A pesar de ello, y por el adultocentrismo operante, ese potencial socializador muchas veces pierde su fuerza, al sacar a los niños y niñas de espacios sociales, como la mesa del almuerzo. “El adultocentrismo considera que los NNA están en constante preparación, por lo que son seres inacabados y solo pueden ser insertos en la sociedad (y por lo tanto respetados) cuando se termine de desarrollar esta preparación”, afirma el Estudio de Opinión de Niños, Niñas y Adolescentes, presentado en 2019 por la Defensoría de la Niñez. Una investigación que, además, revela que un 36% de los niños de segundo ciclo básico cree que los adultos toman poco en cuenta su opinión, y un 30% sostiene que confían poco en ellos.
Desde ahí que la psicóloga clínica infanto juvenil y educacional, María José Cuéllar, ve la importancia de abrir estos espacios, sobre todo para que ellos se sientan escuchados. “La comida de por sí es un rito, donde la gente y la familia se une, entonces es importante que estén incorporados en ese momento. Aunque con los años ha cambiado esta percepción de ver al niño como una persona invisibilizada en la sociedad, en relación a sus derechos de opinar o decidir; aun así se siguen manteniendo estas divisiones que muchas veces son rígidas y no dan espacio para la convivencia entre todos”, relata.
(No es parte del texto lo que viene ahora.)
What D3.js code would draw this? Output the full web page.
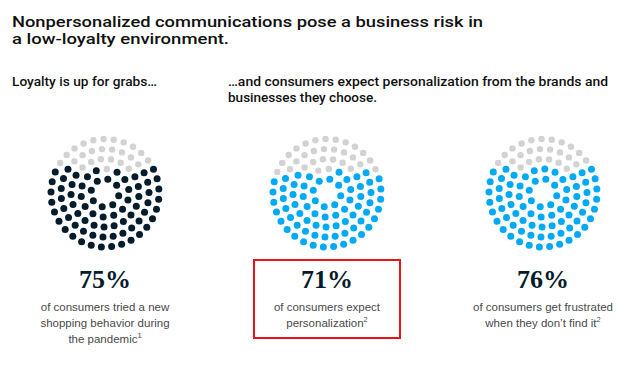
<!DOCTYPE html>
<html>
<head>
<meta charset="utf-8">
<script src="https://cdn.jsdelivr.net/npm/d3@7"></script>
<style>
  body { margin: 0; background: #fff; }
  svg { display: block; }
</style>
</head>
<body>
<svg id="chart" width="642" height="369"></svg>
<script>
// ---data---
var titleLines = ["Nonpersonalized communications pose a business risk in", "a low-loyalty environment."]
var leftHead = ["Loyalty is up for grabs\u2026"]
var rightHead = ["\u2026and consumers expect personalization from the brands and", "businesses they choose."]
var percents = [75, 71, 76]
var fills = ["#051c2c", "#00a9f4", "#00a9f4"]
var notes = [
  [["of consumers tried a new", ""], ["shopping behavior during", ""], ["the pandemic", "1"]],
  [["of consumers expect", ""], ["personalization", "2"]],
  [["of consumers get frustrated", ""], ["when they don\u2019t find it", "2"]]
]
var highlighted = 1   //---red box round the middle one---

var svg = d3.select("#chart")
var ink = "#051c2c"

//---title---
var titleLen = [471, 217]
svg.selectAll("text.title").data(titleLines).enter().append("text")
  .attr("class", "title")
  .attr("x", 12)
  .attr("y", function(d, i) { return 27 + i * 17 })
  .attr("font-family", "Roboto, 'Liberation Sans', sans-serif")
  .attr("font-weight", 500)
  .attr("font-size", 15.5)
  .attr("fill", "#111")
  .attr("textLength", function(d, i) { return titleLen[i] })
  .attr("lengthAdjust", "spacingAndGlyphs")
  .text(function(d) { return d })

//---sub heads---
function head(lines, x, lens) {
  svg.append("g").selectAll("text").data(lines).enter().append("text")
    .attr("x", x)
    .attr("y", function(d, i) { return 86 + i * 16 })
    .attr("font-family", "Roboto, 'Liberation Sans', sans-serif")
    .attr("font-weight", 500)
    .attr("font-size", 12.5)
    .attr("fill", "#111")
    .attr("textLength", function(d, i) { return lens[i] })
    .attr("lengthAdjust", "spacingAndGlyphs")
    .text(function(d) { return d })
}
head(leftHead, 12, [145])
head(rightHead, 228, [380, 149])

//---dot circles---
var cxs = [105, 327, 543]
var cy = 193
var ringR = d3.scaleLinear().domain([0, 4]).range([14, 54])

function makeDots() {
  var dots = []
  d3.range(5).forEach(function(k) {
    var r = ringR(k)
    var n = Math.round(2 * Math.PI * r / 10.4)
    var off = k * 0.55 + 0.2
    d3.range(n).forEach(function(j) {
      var a = off + j * 2 * Math.PI / n
      dots.push({x: r * Math.cos(a), y: r * Math.sin(a), ring: k})
    })
  })
  //---fill from the bottom up---
  dots.sort(function(a, b) { return b.y - a.y || a.x - b.x })
  return dots
}

percents.forEach(function(p, i) {
  var dots = makeDots()
  var on = Math.round(dots.length * p / 100)
  var g = svg.append("g").attr("transform", "translate(" + cxs[i] + "," + cy + ")")
  g.selectAll("circle").data(dots).enter().append("circle")
    .attr("cx", function(d) { return d.x })
    .attr("cy", function(d) { return d.y })
    .attr("r", function(d, j) { return j < on ? 3.5 : 3.2 })
    .attr("fill", function(d, j) { return j < on ? fills[i] : "#d2d2d2" })

  //---big number---
  svg.append("text")
    .attr("x", cxs[i])
    .attr("y", 288)
    .attr("text-anchor", "middle")
    .attr("font-family", "'Liberation Serif', serif")
    .attr("font-weight", "bold")
    .attr("font-size", 26)
    .attr("fill", ink)
    .text(p + "%")

  //---note lines---
  var t = svg.append("g").selectAll("text").data(notes[i]).enter().append("text")
    .attr("x", cxs[i])
    .attr("y", function(d, k) { return 311 + k * 16 })
    .attr("text-anchor", "middle")
    .attr("font-family", "'Liberation Sans', sans-serif")
    .attr("font-size", 11.5)
    .attr("fill", "#4a4a4a")
  t.append("tspan").text(function(d) { return d[0] })
  t.filter(function(d) { return d[1] }).append("tspan")
    .attr("font-size", 7.5)
    .attr("dy", -5)
    .text(function(d) { return d[1] })
})

//---highlight box---
svg.append("rect")
  .attr("x", cxs[highlighted] - 73)
  .attr("y", 260)
  .attr("width", 146)
  .attr("height", 78)
  .attr("fill", "none")
  .attr("stroke", "#e8141b")
  .attr("stroke-width", 2)
</script>
</body>
</html>
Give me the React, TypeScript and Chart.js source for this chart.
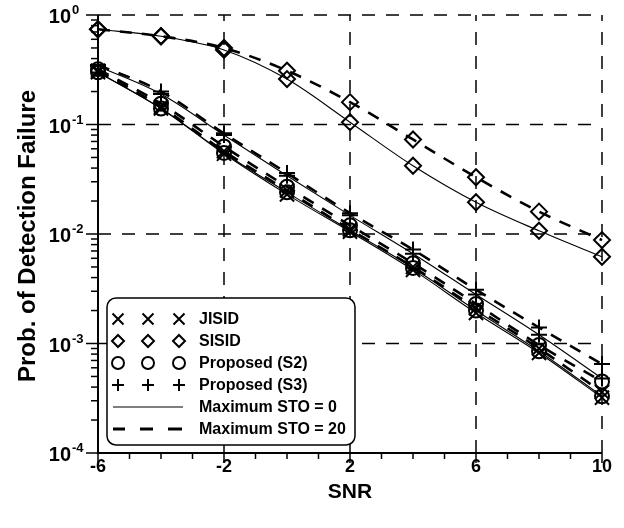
import React, { useEffect, useRef } from "react";
import { Chart, registerables } from "chart.js";
Chart.register(...registerables);

const snr = [-6, -4, -2, 0, 2, 4, 6, 8, 10];
const jisidSTO0 = [0.3, 0.14, 0.054, 0.023, 0.0105, 0.0047, 0.0019, 0.00082, 0.00032];
const jisidSTO20 = [0.31, 0.145, 0.057, 0.025, 0.011, 0.005, 0.0021, 0.0009, 0.00036];
const sisidSTO0 = [0.74, 0.64, 0.48, 0.26, 0.105, 0.042, 0.0195, 0.0107, 0.0062];
const sisidSTO20 = [0.74, 0.64, 0.5, 0.31, 0.16, 0.073, 0.033, 0.016, 0.0088];
const s2STO0 = [0.3, 0.14, 0.055, 0.024, 0.0108, 0.0049, 0.002, 0.00085, 0.00033];
const s2STO20 = [0.32, 0.155, 0.063, 0.027, 0.012, 0.0054, 0.0023, 0.00097, 0.00045];
const s3STO0 = [0.34, 0.19, 0.08, 0.034, 0.0148, 0.0066, 0.0028, 0.0012, 0.00048];
const s3STO20 = [0.35, 0.2, 0.083, 0.036, 0.0155, 0.0072, 0.0031, 0.0014, 0.00065];

const xTicks = [-6, -2, 2, 6, 10];
const yTickExps = [0, -1, -2, -3, -4];
const legendMarkerLabels = ["JISID", "SISID", "Proposed (S2)", "Proposed (S3)"];
const legendLineLabels = ["Maximum STO = 0", "Maximum STO = 20"];
const xTitle = "SNR";
const yTitle = "Prob. of Detection Failure";

const FONT = "'Liberation Sans', Arial, sans-serif";

function drawMarker(ctx: CanvasRenderingContext2D, kind: string, x: number, y: number, s: number) {
  ctx.beginPath();
  if (kind === "x") {
    ctx.moveTo(x - s, y - s); ctx.lineTo(x + s, y + s);
    ctx.moveTo(x + s, y - s); ctx.lineTo(x - s, y + s);
  } else if (kind === "d") {
    ctx.moveTo(x, y - s); ctx.lineTo(x + s, y); ctx.lineTo(x, y + s); ctx.lineTo(x - s, y); ctx.closePath();
  } else if (kind === "o") {
    ctx.arc(x, y, s, 0, Math.PI * 2);
  } else {
    ctx.moveTo(x - s, y); ctx.lineTo(x + s, y);
    ctx.moveTo(x, y - s); ctx.lineTo(x, y + s);
  }
  ctx.stroke();
}

const customPlugin = {
  id: "customAxes",
  beforeDatasetsDraw(chart: any) {
    const { ctx, chartArea: a, scales } = chart;
    const x = scales.x, y = scales.y;
    ctx.save();
    ctx.strokeStyle = "#000";
    ctx.lineWidth = 1.5;
    ctx.setLineDash([13, 11]);
    for (const t of xTicks) {
      if (t === xTicks[0]) continue;
      const px = x.getPixelForValue(t);
      ctx.beginPath(); ctx.moveTo(px, a.bottom); ctx.lineTo(px, a.top); ctx.stroke();
    }
    for (const e of yTickExps) {
      if (e === yTickExps[yTickExps.length - 1]) continue;
      const py = y.getPixelForValue(Math.pow(10, e));
      ctx.beginPath(); ctx.moveTo(a.left, py); ctx.lineTo(a.right, py); ctx.stroke();
    }
    ctx.restore();
  },
  afterDraw(chart: any) {
    const { ctx, chartArea: a, scales } = chart;
    const x = scales.x, y = scales.y;
    ctx.save();
    ctx.strokeStyle = "#000";
    ctx.fillStyle = "#000";
    ctx.setLineDash([]);
    ctx.lineWidth = 2;
    ctx.beginPath();
    ctx.moveTo(a.left, a.top); ctx.lineTo(a.left, a.bottom); ctx.lineTo(a.right, a.bottom);
    ctx.stroke();
    ctx.lineWidth = 1.5;
    for (let v = xTicks[0]; v <= xTicks[xTicks.length - 1]; v++) {
      const px = x.getPixelForValue(v);
      const major = xTicks.includes(v);
      ctx.beginPath(); ctx.moveTo(px, a.bottom); ctx.lineTo(px, a.bottom + (major ? 10 : 6)); ctx.stroke();
    }
    const emin = yTickExps[yTickExps.length - 1], emax = yTickExps[0];
    for (let e = emin; e <= emax; e++) {
      const py = y.getPixelForValue(Math.pow(10, e));
      ctx.beginPath(); ctx.moveTo(a.left, py); ctx.lineTo(a.left - 12, py); ctx.stroke();
      if (e < emax) {
        for (let m = 2; m <= 9; m++) {
          const pm = y.getPixelForValue(m * Math.pow(10, e));
          ctx.beginPath(); ctx.moveTo(a.left, pm); ctx.lineTo(a.left - 7, pm); ctx.stroke();
        }
      }
    }
    ctx.font = `bold 18px ${FONT}`;
    ctx.textAlign = "center";
    ctx.textBaseline = "middle";
    for (const t of xTicks) {
      ctx.fillText(String(t), x.getPixelForValue(t), 467);
    }
    for (const e of yTickExps) {
      const py = y.getPixelForValue(Math.pow(10, e));
      ctx.font = `bold 20px ${FONT}`;
      ctx.textAlign = "right";
      ctx.textBaseline = "alphabetic";
      ctx.fillText("10", 71, py + 8);
      ctx.font = `bold 13px ${FONT}`;
      ctx.textAlign = "left";
      ctx.fillText(String(e), 72, py - 1);
    }
    ctx.font = `bold 21px ${FONT}`;
    ctx.textAlign = "center";
    ctx.textBaseline = "middle";
    ctx.fillText(xTitle, (a.left + a.right) / 2, 492);
    ctx.save();
    ctx.translate(28, (a.top + a.bottom) / 2 + 2);
    ctx.rotate(-Math.PI / 2);
    ctx.font = `bold 24px ${FONT}`;
    ctx.fillText(yTitle, 0, 0);
    ctx.restore();
    const bx = 107, by = 298, bw = 248, bh = 147, r = 9;
    ctx.beginPath();
    ctx.moveTo(bx + r, by);
    ctx.arcTo(bx + bw, by, bx + bw, by + bh, r);
    ctx.arcTo(bx + bw, by + bh, bx, by + bh, r);
    ctx.arcTo(bx, by + bh, bx, by, r);
    ctx.arcTo(bx, by, bx + bw, by, r);
    ctx.closePath();
    ctx.fillStyle = "#fff";
    ctx.fill();
    ctx.lineWidth = 1.5;
    ctx.stroke();
    ctx.fillStyle = "#000";
    const rows = [319, 341, 363, 385, 407, 429];
    const mx = [118, 148, 179];
    const kinds = ["x", "d", "o", "p"];
    const sizes = [5.5, 6, 6, 6];
    ctx.font = `bold 16px ${FONT}`;
    ctx.textAlign = "left";
    ctx.textBaseline = "middle";
    ctx.lineWidth = 2;
    legendMarkerLabels.forEach((lab, i) => {
      for (const xx of mx) drawMarker(ctx, kinds[i], xx, rows[i], sizes[i]);
      ctx.fillText(lab, 199, rows[i] + 1);
    });
    ctx.lineWidth = 1.2;
    ctx.beginPath(); ctx.moveTo(113, rows[4]); ctx.lineTo(183, rows[4]); ctx.stroke();
    ctx.fillText(legendLineLabels[0], 199, rows[4] + 1);
    ctx.lineWidth = 3;
    for (const [s, e2] of [[113, 125], [140, 153], [168, 182]]) {
      ctx.beginPath(); ctx.moveTo(s, rows[5]); ctx.lineTo(e2, rows[5]); ctx.stroke();
    }
    ctx.fillText(legendLineLabels[1], 199, rows[5] + 1);
    ctx.restore();
  },
};

export default function App() {
  const ref = useRef<HTMLCanvasElement>(null);
  useEffect(() => {
    document.body.style.margin = "0";
    const canvas = ref.current!;
    const mk = (label: string, data: number[], style: string, radius: number, dashed: boolean) => ({
      label,
      data: snr.map((v, i) => ({ x: v, y: data[i] })),
      borderColor: "#000",
      backgroundColor: "transparent",
      borderWidth: dashed ? 2.6 : 1.1,
      borderDash: dashed ? [12, 10] : [],
      pointStyle: style,
      pointRadius: radius,
      pointBorderWidth: 2,
      pointBorderColor: "#000",
      pointBackgroundColor: "transparent",
      cubicInterpolationMode: "monotone",
      fill: false,
      clip: false,
    });
    const chart = new Chart(canvas, {
      type: "line",
      data: {
        datasets: [
          mk("JISID, STO=0", jisidSTO0, "crossRot", 10, false),
          mk("JISID, STO=20", jisidSTO20, "crossRot", 10, true),
          mk("SISID, STO=0", sisidSTO0, "rectRot", 8, false),
          mk("SISID, STO=20", sisidSTO20, "rectRot", 8, true),
          mk("Proposed (S2), STO=0", s2STO0, "circle", 7, false),
          mk("Proposed (S2), STO=20", s2STO20, "circle", 7, true),
          mk("Proposed (S3), STO=0", s3STO0, "cross", 8, false),
          mk("Proposed (S3), STO=20", s3STO20, "cross", 8, true),
        ] as any,
      },
      options: {
        responsive: false,
        animation: false,
        layout: { padding: { left: 98, right: 22, top: 15, bottom: 75 } },
        plugins: { legend: { display: false }, tooltip: { enabled: false } },
        scales: {
          x: { type: "linear", min: -6, max: 10, display: false },
          y: { type: "logarithmic", min: 1e-4, max: 1, display: false },
        },
      },
      plugins: [customPlugin],
    });
    return () => chart.destroy();
  }, []);
  return (
    <div style={{ position: "absolute", left: 0, top: 0, width: 624, height: 528, background: "#fff" }}>
      <canvas ref={ref} width={624} height={528} />
    </div>
  );
}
Sin embargo, aclara María José, lo relevante es llegar a un equilibrio. No solo porque es necesario que los niños y niñas tengan espacio para la recreación y juego, sino para que los adultos tengan un momento para sí mismos y puedan desarrollar conversaciones profundas y significativas. “Lo que se puede hacer es que al momento de terminar la comida, los niños y niñas pueden levantarse e irse a otro lugar de la casa a jugar. Ahí se les ponen límites, en términos de que sí, hay momentos donde estamos todos juntos y compartimos, pero hay otros donde no. Hay que marcar esos estándares, pero no desde la idea de que los niños no tienen derecho a estar en esos espacios”. Algo similar concluye Guila Sosman: “Se aconseja que en la vida cotidiana sí se coma con los adultos, para que aprendan a distinguir los alimentos sanos y que se valore su participación y opinión. Eso les ayudará a comunicarse de mejor manera”.